WJHS’s 19th Annual Thanksgiving Dinner Serves Hundreds

Post date: Dec 02, 2013 3:31:2 PM

On November 17th, Wells Junior High School’s eighth grade class presented their 19th Annual WJHS Thanksgiving Dinner for area seniors. By 1:00 p.m. over 430 guests had been served a traditional holiday meal. The dinner this year came a week earlier than usual due to a school play planned for the following weekend.

Students made decorations, banners, napkins, baked pies, decorated the dining room and set up tables and chairs. On the day of the dinner students greeted guests, seated them at their tables, worked in the kitchen, waited on tables and helped with clean-up. There was even a valet service provided by several high school seniors.

“This is a great opportunity for our kids to give back to the community and to serve community members,” said WJHS Principal Chris Chessie who finds it wonderful to see kids serving relatives and neighbors.

The dinner also marks the end of a five-week Generations unit in Language Arts class taught by Julie Esch and Matt Coleman. In this class students study issues related to aging in society and produce oral histories from interviewing residents of Sentry Hill at York Harbor. In regards to the dinner project this year, Esch said that the “kids did an outstanding job as always. They’re so focused and dedicated.”

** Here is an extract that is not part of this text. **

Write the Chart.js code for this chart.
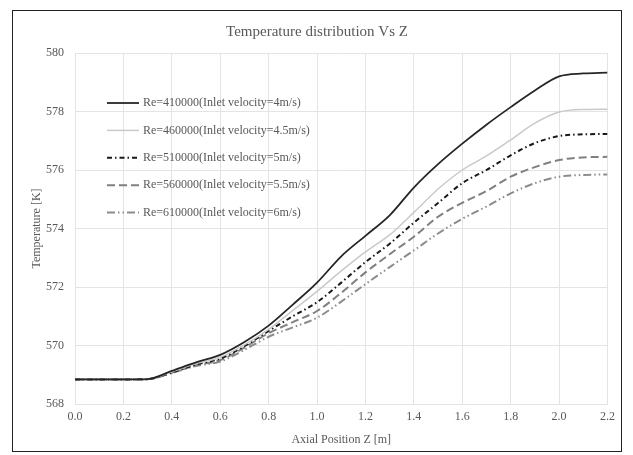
<!DOCTYPE html>
<html>
<head>
<meta charset="utf-8">
<script src="https://cdn.jsdelivr.net/npm/chart.js@4.4.1/dist/chart.umd.min.js"></script>
<style>
  html,body{margin:0;padding:0;background:#fff;}
  #frame{position:absolute;left:12px;top:10px;width:608px;height:440px;border:1px solid #222;}
  canvas{display:block;}
</style>
</head>
<body>
<div id="frame"><canvas id="c" width="608" height="440"></canvas></div>
<script>
// axial position Z [m]
const zPos = [0, 0.1, 0.2, 0.3, 0.4, 0.5, 0.6, 0.7, 0.8, 0.9, 1.0, 1.1, 1.2, 1.3, 1.4, 1.5, 1.6, 1.7, 1.8, 1.9, 2.0, 2.1, 2.2];

// temperature [K] per Reynolds number
const t410k = [568.84, 568.84, 568.84, 568.85, 569.13, 569.42, 569.68, 570.12, 570.68, 571.40, 572.15, 573.05, 573.75, 574.45, 575.40, 576.20, 576.90, 577.55, 578.15, 578.72, 579.20, 579.30, 579.33];
const t460k = [568.84, 568.84, 568.84, 568.85, 569.10, 569.38, 569.60, 570.02, 570.55, 571.20, 571.85, 572.55, 573.20, 573.78, 574.55, 575.35, 576.00, 576.48, 577.03, 577.60, 577.98, 578.07, 578.08];
const t510k = [568.84, 568.84, 568.84, 568.85, 569.08, 569.35, 569.55, 569.98, 570.50, 571.00, 571.48, 572.15, 572.85, 573.48, 574.20, 574.87, 575.55, 576.00, 576.50, 576.92, 577.16, 577.22, 577.23];
const t560k = [568.84, 568.84, 568.84, 568.85, 569.07, 569.33, 569.50, 569.93, 570.42, 570.80, 571.18, 571.80, 572.50, 573.12, 573.72, 574.40, 574.88, 575.28, 575.77, 576.10, 576.34, 576.43, 576.45];
const t610k = [568.84, 568.84, 568.84, 568.85, 569.06, 569.30, 569.45, 569.85, 570.30, 570.62, 570.95, 571.50, 572.10, 572.68, 573.25, 573.83, 574.33, 574.75, 575.20, 575.55, 575.77, 575.83, 575.85];

const labels = [
  "Re=410000(Inlet velocity=4m/s)",
  "Re=460000(Inlet velocity=4.5m/s)",
  "Re=510000(Inlet velocity=5m/s)",
  "Re=560000(Inlet velocity=5.5m/s)",
  "Re=610000(Inlet velocity=6m/s)"
];

const FONT = "'Liberation Serif','Times New Roman',serif";
const TXT = "#595959";
const GRID = "#e4e4e4";

function pts(arr){ return zPos.map((z,i)=>({x:z, y:arr[i]})); }

function ds(label, arr, color, width, dash){
  return {
    label: label, data: pts(arr),
    borderColor: color, backgroundColor: color,
    borderWidth: width, borderDash: dash,
    pointRadius: 0, cubicInterpolationMode: 'monotone', fill: false
  };
}

// legend drawn inside the plot, top-left, like the original
const innerLegend = {
  id: 'innerLegend',
  afterDatasetsDraw(chart){
    const ctx = chart.ctx;
    const x0 = 94, x1 = 126, tx = 130, y0 = 92, step = 27.4;
    chart.data.datasets.forEach((d,i)=>{
      const y = y0 + i*step;
      ctx.save();
      ctx.strokeStyle = d.borderColor;
      ctx.lineWidth = d.borderWidth;
      ctx.setLineDash(d.borderDash || []);
      ctx.beginPath(); ctx.moveTo(x0,y); ctx.lineTo(x1,y); ctx.stroke();
      ctx.setLineDash([]);
      ctx.fillStyle = TXT;
      ctx.font = "12px " + FONT;
      ctx.textBaseline = 'middle';
      ctx.fillText(d.label, tx, y);
      ctx.restore();
    });
  }
};

new Chart(document.getElementById('c'), {
  type: 'line',
  data: {
    datasets: [
      ds(labels[0], t410k, '#262626', 1.8, []),
      ds(labels[1], t460k, '#c9c9c9', 1.5, []),
      ds(labels[2], t510k, '#1a1a1a', 2, [5,3,1.5,3]),
      ds(labels[3], t560k, '#808080', 2, [8,4]),
      ds(labels[4], t610k, '#8c8c8c', 2, [8,3,1.5,3,1.5,3])
    ]
  },
  options: {
    responsive: false,
    animation: false,
    layout: { padding: { left: 0, right: 0, top: 0, bottom: 0 } },
    plugins: {
      legend: { display: false },
      tooltip: { enabled: false },
      title: {
        display: true, text: 'Temperature distribution Vs Z',
        color: TXT, font: { family: FONT, size: 15, weight: 'normal' },
        padding: { top: 12, bottom: 12 }
      }
    },
    scales: {
      x: {
        type: 'linear', min: 0, max: 2.2,
        afterFit(s){ s.height = 47; },
        grid: { color: GRID, drawTicks: false },
        border: { color: GRID },
        ticks: {
          stepSize: 0.2, padding: 6, color: TXT, maxRotation: 0,
          font: { family: FONT, size: 12 },
          callback: v => Number(v).toFixed(1)
        },
        title: {
          display: true, text: 'Axial Position Z [m]', color: TXT,
          font: { family: FONT, size: 12 }, padding: { top: 0, bottom: 4 }
        }
      },
      y: {
        min: 568, max: 580,
        afterFit(s){ s.width = 62; },
        grid: { color: GRID, drawTicks: false },
        border: { color: GRID },
        ticks: {
          stepSize: 2, padding: 11, color: TXT,
          font: { family: FONT, size: 12 }
        },
        title: {
          display: true, text: 'Temperature [K]', color: TXT,
          font: { family: FONT, size: 12 }, padding: { top: 17, bottom: 0 }
        }
      }
    }
  },
  plugins: [innerLegend]
});
</script>
</body>
</html>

“The eighth grade teachers have worked hard to imbed this as part of their curriculum in a big unit they do in studying generations,” said Assistant Principal Robert Griffin who pointed out that the dinner is voluntary for students. Besides noting how hard students work Griffin also pointed out that students long remember their experience on the dinner. “Folks who are now in their twenties and thirties who participated in this talk of this. This is what they remember as their ‘big thing’ in junior high school.

Dan Dickerson of Wells was one of the dinner guests on Sunday. “I think it is fantastic what these kids do,” said Dickerson. “They do it very well and it teaches them a little responsibility.” Dickerson looked over at students working and he said “that's the future right there.” Dickerson added that half of his church's congregation was eager to come to this dinner.

Like his classmates, eighth grade student Liam Bell dressed for the day in black slacks and a white shirt. “It was a lot of fun,” said Bell after most of the dinner guests had left. He said he didn't expect as many people to show up as eventually did. According to him, the attendance at this dinner was the largest ever for the school. Bell said he was able to interview a resident at Sentry Hill at York Harbor when he and his classmates paid a visit there as part of their Generations unit.

School Secretary Vicki Aldridge, who has worked on and helped organize these dinners for 19 years, provided a list of people and businesses that WJHS wished to thank for help with the 2013 dinner. That list included Mr. and Mrs. Hunter of The Wells Super Food Market IGA (for donating the 24 turkeys), Gary Leech of Congdon’s Doughnuts (for cooking the turkeys), Wells-Ogunquit Center at Moody, Wells Dunkin’ Donuts, Chase Farm in Wells (for the donation of pumpkins for the tables), several WHS seniors who provided valet parking, and several members of the WOCSD Nutritional Services staff: Tyler Goodwin, Jan Tessier, Betsi Johnson, Hugette St.. Pierre, and Meredith Hatch.

A dinner scene at WJHS on November 17, 2013

Teachers Julie Esch (at center, smiling) with eighth grade students and Matt Coleman (at far right) standing just inside dining room.